How does the expressional experimentation common to contemporary poetics alter the way readers perceive the meanings of a poem? In other words, how should the reader react to the ”new” in new poetry? For if – as the word ”new” seems to imply – something has radically changed in the way poetical texts confront the world, shouldn’t the reader also modify hers/his approach towards the texts?
Finnish poetry of late 20th century has been dominated by a notion of autonomous, modernist trope. Under the modernist regime, images, conceits, similitudes and metaphors have defined not only the way in which poetry is written, but also the ways in which poetry is read, analyzed and interpreted. The experimental practices of the new poetry in the 21st century have questioned the representational autonomy of the modernist image. The poetical experimentation has been defined, from a readers’ point of view, as breaking up of both a single voice and the overall coherence of a (modernist) poetic text.
One possible and – especially in the contexts of the new forms of expression that have emerged in Finnish 21st century poetry, e.g. in the works of Harry Salmenniemi and Henriikka Tavi – relevant approach is to stress the materiality of language as a starting point of a literary analysis. The notion of language as primarily material defies and questions the dictatorship of representation, the unparallel power of image as a path or a window to sublime meanings.

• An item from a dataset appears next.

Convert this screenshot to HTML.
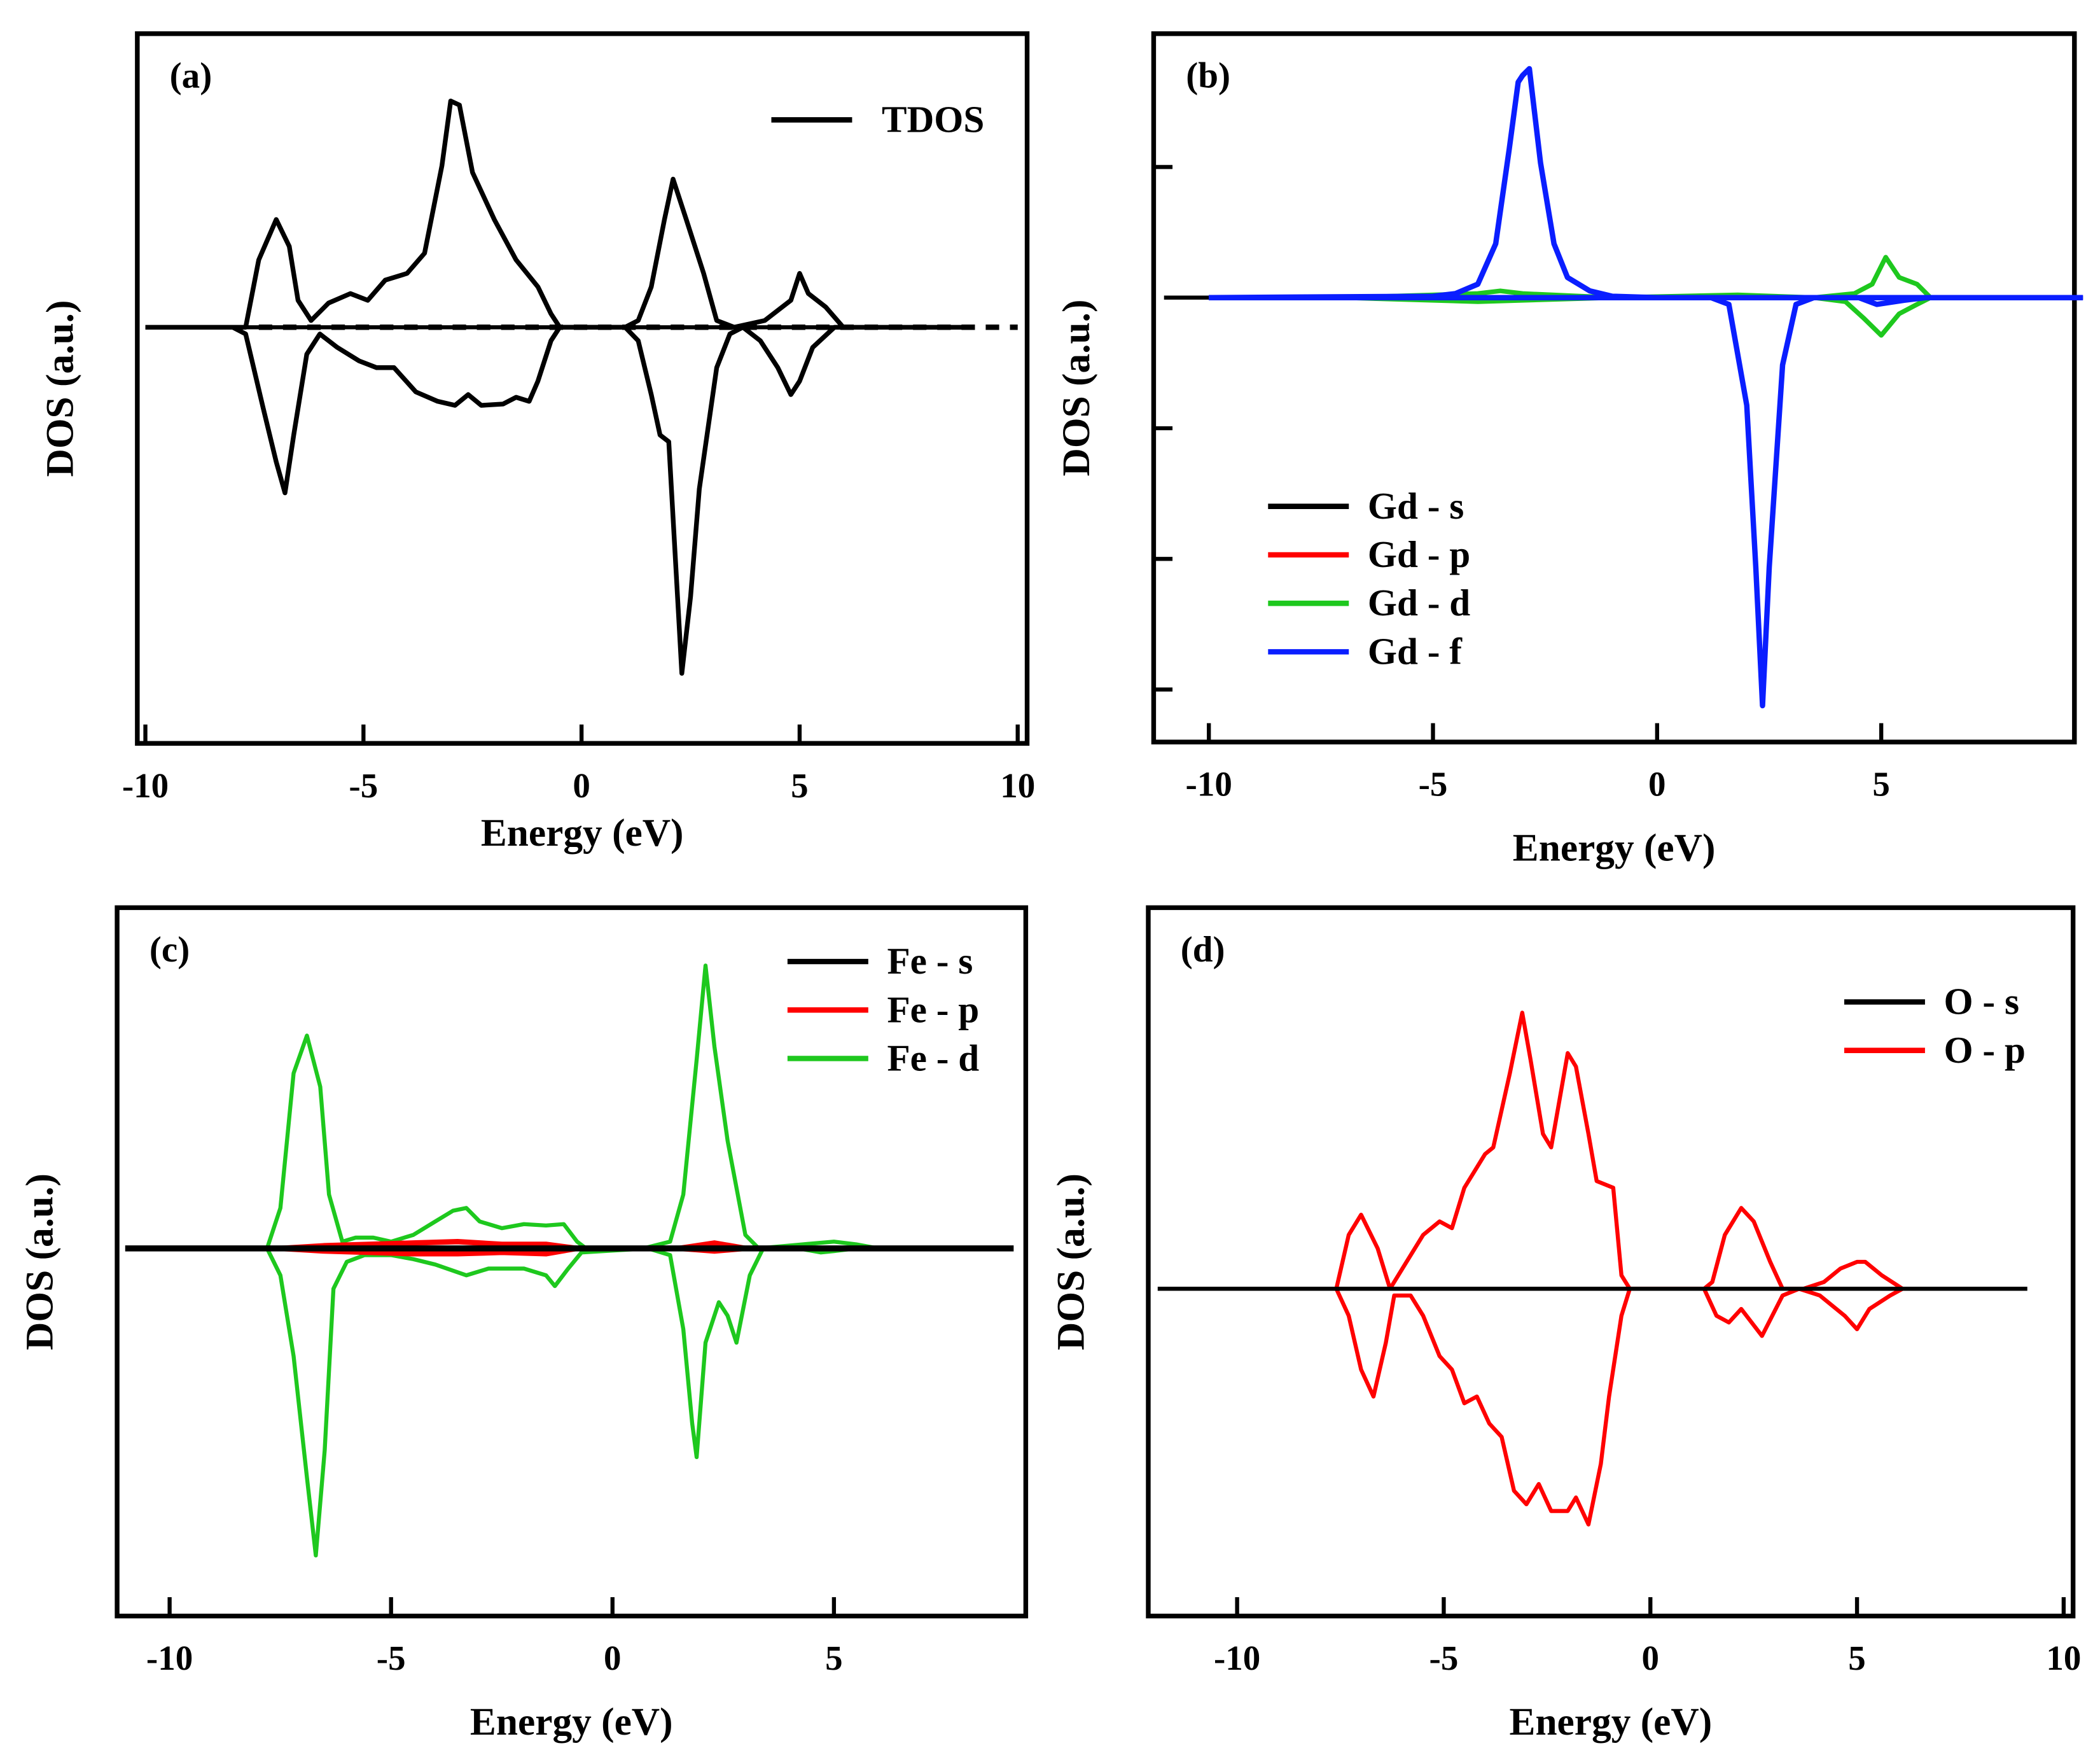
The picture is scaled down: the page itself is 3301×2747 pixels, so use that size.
<!DOCTYPE html>
<html><head><meta charset="utf-8"><style>
html,body{margin:0;padding:0;background:#fff}
svg{display:block}
text{font-family:"Liberation Serif",serif;font-weight:bold;fill:#000}
</style></head><body>
<svg id="fig" xmlns="http://www.w3.org/2000/svg" width="3301" height="2747" viewBox="0 0 1560 1298" preserveAspectRatio="none"></svg>
<script>
// ---- Panel (a) TDOS ----
const aUpE=[-10,-8,-7.7,-7.4,-7.0,-6.7,-6.5,-6.2,-5.8,-5.3,-4.9,-4.5,-4.0,-3.6,-3.2,-3.0,-2.8,-2.5,-2.0,-1.5,-1.0,-0.7,-0.5,1.0,1.3,1.6,1.9,2.1,2.4,2.8,3.1,3.5,4.2,4.6,4.8,5.0,5.2,5.6,6.0,9.0];
const aUpV=[0,0,0,5.0,8.0,6.0,2.0,0.5,1.8,2.5,2.0,3.5,4.0,5.5,12.0,16.8,16.5,11.5,8.0,5.0,3.0,1.0,0,0,0.5,3.0,8.0,11.0,8.0,4.0,0.5,0,0.5,1.5,2.0,4.0,2.5,1.5,0,0];
const aDnE=[-8,-7.7,-7.3,-7.0,-6.8,-6.6,-6.3,-6.0,-5.6,-5.1,-4.7,-4.3,-3.8,-3.3,-2.9,-2.6,-2.3,-1.8,-1.5,-1.2,-1.0,-0.7,-0.5,1.0,1.3,1.6,1.8,2.0,2.2,2.3,2.5,2.7,3.1,3.4,3.7,4.1,4.5,4.8,5.0,5.3,5.8,6.2];
const aDnV=[0,-0.5,-6.0,-10.0,-12.3,-8.0,-2.0,-0.5,-1.5,-2.5,-3.0,-3.0,-4.8,-5.5,-5.8,-5.0,-5.8,-5.7,-5.2,-5.5,-4.0,-1.0,0,0,-1.0,-5.0,-8.0,-8.5,-20.0,-25.7,-20.0,-12.0,-3.0,-0.5,0,-1.0,-3.0,-5.0,-4.0,-1.5,0,0];
// ---- Panel (b) Gd ----
const bFupE=[-10,-5,-4.5,-4.0,-3.6,-3.3,-3.1,-3.0,-2.85,-2.6,-2.3,-2.0,-1.5,-1.0,0,9.5];
const bFupV=[0,0.1,0.3,1.0,4.0,11.0,16.0,16.5,17.0,10.0,4.0,1.5,0.5,0.1,0,0];
const bFdnE=[-10,1.2,1.6,2.0,2.2,2.35,2.5,2.8,3.1,3.5,4.5,4.9,5.5,6.0,9.5];
const bFdnV=[0,0,-0.5,-8.0,-20.0,-30.3,-20.0,-5.0,-0.5,0,0,-0.5,-0.2,0,0];
const bDupE=[-7,-4,-3.5,-3,-1,1.8,3.5,4.4,4.8,5.1,5.4,5.8,6.1];
const bDupV=[0,0.3,0.5,0.3,0,0.2,0,0.3,1.0,3.0,1.5,1.0,0];
const bDdnE=[-7,-4,-1,3.5,4.2,4.6,5.0,5.4,5.8,6.1];
const bDdnV=[0,-0.3,0,0,-0.3,-1.5,-2.8,-1.2,-0.5,0];
// ---- Panel (c) Fe ----
const cDupE=[-10,-7.8,-7.5,-7.2,-6.9,-6.6,-6.4,-6.1,-5.8,-5.4,-5.0,-4.5,-4.0,-3.6,-3.3,-3.0,-2.5,-2.0,-1.5,-1.1,-0.8,-0.6,0.7,1.3,1.6,1.9,2.1,2.3,2.6,3.0,3.3,4.3,5.0,5.5,6.0];
const cDupV=[0,0,3.0,13.0,15.8,12.0,4.0,0.5,0.8,0.8,0.5,1.0,2.0,2.8,3.0,2.0,1.5,1.8,1.7,1.8,0.5,0,0,0.5,4.0,14.0,21.0,15.0,8.0,1.0,0,0.3,0.5,0.3,0];
const cDdnE=[-7.8,-7.5,-7.2,-6.9,-6.7,-6.5,-6.3,-6.0,-5.6,-5.0,-4.5,-4.0,-3.3,-2.8,-2.0,-1.5,-1.3,-1.0,-0.7,0.8,1.3,1.6,1.8,1.9,2.1,2.4,2.6,2.8,3.1,3.4,4.2,4.7,5.0,5.5];
const cDdnV=[0,-2.0,-8.0,-17.0,-22.8,-15.0,-3.0,-1.0,-0.5,-0.5,-0.8,-1.2,-2.0,-1.5,-1.5,-2.0,-2.8,-1.5,-0.3,0,-0.5,-6.0,-13.0,-15.5,-7.0,-4.0,-5.0,-7.0,-2.0,0,0,-0.3,-0.2,0];
const cPupE=[-7.5,-6.5,-5.5,-4.5,-3.5,-2.5,-1.5,-0.8,1.5,2.3,3.0];
const cPupV=[0,0.2,0.3,0.4,0.5,0.3,0.3,0,0,0.4,0];
const cPdnE=[-7.5,-6.5,-5.5,-4.5,-3.5,-2.5,-1.5,-0.8,1.5,2.3,3.0];
const cPdnV=[0,-0.2,-0.3,-0.4,-0.4,-0.3,-0.4,0,0,-0.2,0];
// ---- Panel (d) O ----
const dUpE=[-7.6,-7.3,-7.0,-6.6,-6.3,-6.0,-5.5,-5.1,-4.8,-4.5,-4.0,-3.8,-3.4,-3.1,-2.9,-2.6,-2.4,-2.0,-1.8,-1.5,-1.3,-0.9,-0.7,-0.5,1.3,1.5,1.8,2.2,2.5,2.9,3.2,3.7,4.2,4.6,5.0,5.2,5.6,6.1];
const dUpV=[0,4.0,5.5,3.0,0,1.5,4.0,5.0,4.5,7.5,10.0,10.5,16.0,20.5,17.0,11.5,10.5,17.5,16.5,11.5,8.0,7.5,1.0,0,0,0.5,4.0,6.0,5.0,2.0,0,0,0.5,1.5,2.0,2.0,1.0,0];
const dDnE=[-7.6,-7.3,-7.0,-6.7,-6.4,-6.2,-5.8,-5.5,-5.1,-4.8,-4.5,-4.2,-3.9,-3.6,-3.3,-3.0,-2.7,-2.4,-2.0,-1.8,-1.5,-1.2,-1.0,-0.7,-0.5,1.3,1.6,1.9,2.2,2.7,3.2,3.6,4.1,4.7,5.0,5.3,5.8,6.1];
const dDnV=[0,-2.0,-6.0,-8.0,-4.0,-0.5,-0.5,-2.0,-5.0,-6.0,-8.5,-8.0,-10.0,-11.0,-15.0,-16.0,-14.5,-16.5,-16.5,-15.5,-17.5,-13.0,-8.0,-2.0,0,0,-2.0,-2.5,-1.5,-3.5,-0.5,0,-0.5,-2.0,-3.0,-1.5,-0.5,0];

const NS='http://www.w3.org/2000/svg';
const svg=document.getElementById('fig');
function mk(tag,attrs,parent){const e=document.createElementNS(NS,tag);for(const k in attrs)e.setAttribute(k,attrs[k]);(parent||svg).appendChild(e);return e;}

function panel(o){
  const g=mk('g',{});
  
  
  const sx=e=>o.x0+(e-o.e0)*o.ppu;
  const sy=v=>o.base-v*10;
  const frame=mk('rect',{x:o.L,y:o.T,width:o.R-o.L,height:o.B-o.T,fill:'none',stroke:'#000','stroke-width':3.5},g);
  
  
  o.ticks.forEach(t=>{
    const X=sx(t);
    const tk=mk('line',{x1:X,x2:X,y1:o.B,y2:o.B-14,stroke:'#000','stroke-width':3},g);
    
    
    const tl=mk('text',{x:X,y:o.B+40,'text-anchor':'middle','font-size':26},g);
    tl.textContent=String(t);
    
    
  });
  (o.yticks||[]).forEach(Y=>{
    const tk=mk('line',{x1:o.L,x2:o.L+14,y1:Y,y2:Y,stroke:'#000','stroke-width':3},g);
    
    
  });
  const xt=mk('text',{x:(o.L+o.R)/2,y:o.B+o.xtOff,'text-anchor':'middle','font-size':29},g);
  xt.textContent='Energy (eV)';
  
  
  const yx=o.L-48, yy=(o.T+o.B)/2+o.ytOff;
  const yt=mk('text',{x:yx,y:yy,'text-anchor':'middle','font-size':29,transform:`rotate(-90 ${yx} ${yy})`},g);
  yt.textContent='DOS (a.u.)';
  
  
  const pl=mk('text',{x:o.L+24,y:o.T+40,'font-size':27},g);
  pl.textContent=o.label;
  
  
  if(o.pre)o.pre(g,sx,sy);
  o.series.forEach(s=>{
    const d=s.e.map((e,i)=>(i?'L':'M')+sx(e).toFixed(1)+' '+sy(s.v[i]).toFixed(1)).join(' ');
    const p=mk('path',{d:d,fill:'none',stroke:s.c,'stroke-width':s.w||3,'stroke-linejoin':'round'},g);
    
    
  });
  if(o.post)o.post(g,sx,sy);
  o.legend.forEach((l,i)=>{
    const y=o.lg.y+i*o.lg.dy;
    const ln=mk('line',{x1:o.lg.x,x2:o.lg.x+60,y1:y,y2:y,stroke:l.c,'stroke-width':4},g);
    
    
    const tx=mk('text',{x:o.lg.x+o.lg.tx,y:y+9,'font-size':28},g);
    tx.textContent=l.t;
    
    
  });
}

panel({name:'panel-a-tdos',L:102,R:763,T:25,B:552,x0:432,e0:0,ppu:32.4,base:243,ticks:[-10,-5,0,5,10],xtOff:76,ytOff:0,label:'(a)',
  pre:(g,sx,sy)=>{
    const b=mk('line',{x1:sx(-10),x2:sx(8.9),y1:sy(0),y2:sy(0),stroke:'#000','stroke-width':3},g);
    
    
    const dl=mk('line',{x1:sx(-7.4),x2:sx(10),y1:sy(0),y2:sy(0),stroke:'#000','stroke-width':4,'stroke-dasharray':'10 8'},g);
    
    
  },
  series:[{e:aUpE,v:aUpV,c:'#000',n:'tdos-spin-up',w:3.5},{e:aDnE,v:aDnV,c:'#000',n:'tdos-spin-down',w:3.5}],
  legend:[{t:'TDOS',c:'#000'}],lg:{x:573,y:89,dy:0,tx:82}});

panel({name:'panel-b-gd',L:857,R:1541,T:25,B:551,x0:1231,e0:0,ppu:33.3,base:221,ticks:[-10,-5,0,5],xtOff:88,ytOff:0,label:'(b)',
  yticks:[124,318,415,512],
  pre:(g,sx,sy)=>{
    const b=mk('line',{x1:sx(-11),x2:sx(9.5),y1:sy(0),y2:sy(0),stroke:'#000','stroke-width':3},g);
    
    
  },
  series:[{e:bDupE,v:bDupV,c:'#1ec81e',n:'gd-d-up',w:3.5},{e:bDdnE,v:bDdnV,c:'#1ec81e',n:'gd-d-down',w:3.5},
          {e:bFupE,v:bFupV,c:'#0a1eff',n:'gd-f-up',w:4},{e:bFdnE,v:bFdnV,c:'#0a1eff',n:'gd-f-down',w:4}],
  legend:[{t:'Gd - s',c:'#000'},{t:'Gd - p',c:'#ff0000'},{t:'Gd - d',c:'#1ec81e'},{t:'Gd - f',c:'#0a1eff'}],lg:{x:942,y:376,dy:36,tx:74}});

panel({name:'panel-c-fe',L:87,R:762,T:674,B:1200,x0:455,e0:0,ppu:32.9,base:927,ticks:[-10,-5,0,5],xtOff:88,ytOff:0,label:'(c)',
  series:[{e:cDupE,v:cDupV,c:'#1ec81e',n:'fe-d-up'},{e:cDdnE,v:cDdnV,c:'#1ec81e',n:'fe-d-down'},
          {e:cPupE,v:cPupV,c:'#ff0000',n:'fe-p-up',w:4},{e:cPdnE,v:cPdnV,c:'#ff0000',n:'fe-p-down',w:4}],
  post:(g,sx,sy)=>{
    const b=mk('line',{x1:93,x2:753,y1:sy(0),y2:sy(0),stroke:'#000','stroke-width':4.5},g);
    
    
  },
  legend:[{t:'Fe - s',c:'#000'},{t:'Fe - p',c:'#ff0000'},{t:'Fe - d',c:'#1ec81e'}],lg:{x:585,y:714,dy:36,tx:74}});

panel({name:'panel-d-o',L:853,R:1540,T:674,B:1200,x0:1226,e0:0,ppu:30.7,base:957,ticks:[-10,-5,0,5,10],xtOff:88,ytOff:0,label:'(d)',
  series:[{e:dUpE,v:dUpV,c:'#ff0000',n:'o-p-up'},{e:dDnE,v:dDnV,c:'#ff0000',n:'o-p-down'}],
  post:(g,sx,sy)=>{
    const b=mk('line',{x1:860,x2:1506,y1:sy(0),y2:sy(0),stroke:'#000','stroke-width':3},g);
    
    
  },
  legend:[{t:'O - s',c:'#000'},{t:'O - p',c:'#ff0000'}],lg:{x:1370,y:744,dy:36,tx:74}});
</script>
</body></html>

When framed within the context of new materialist (art) philosophy, the material language of the new poetry is conceived no longer as a means of representation (tropes), but as a plane or field of intensifications, affects and the sensational, transformative relationship between the reader-subject and the text-object. Poetic language transforms from figurative to figural, as the term introduced by Gilles Deleuze suggests.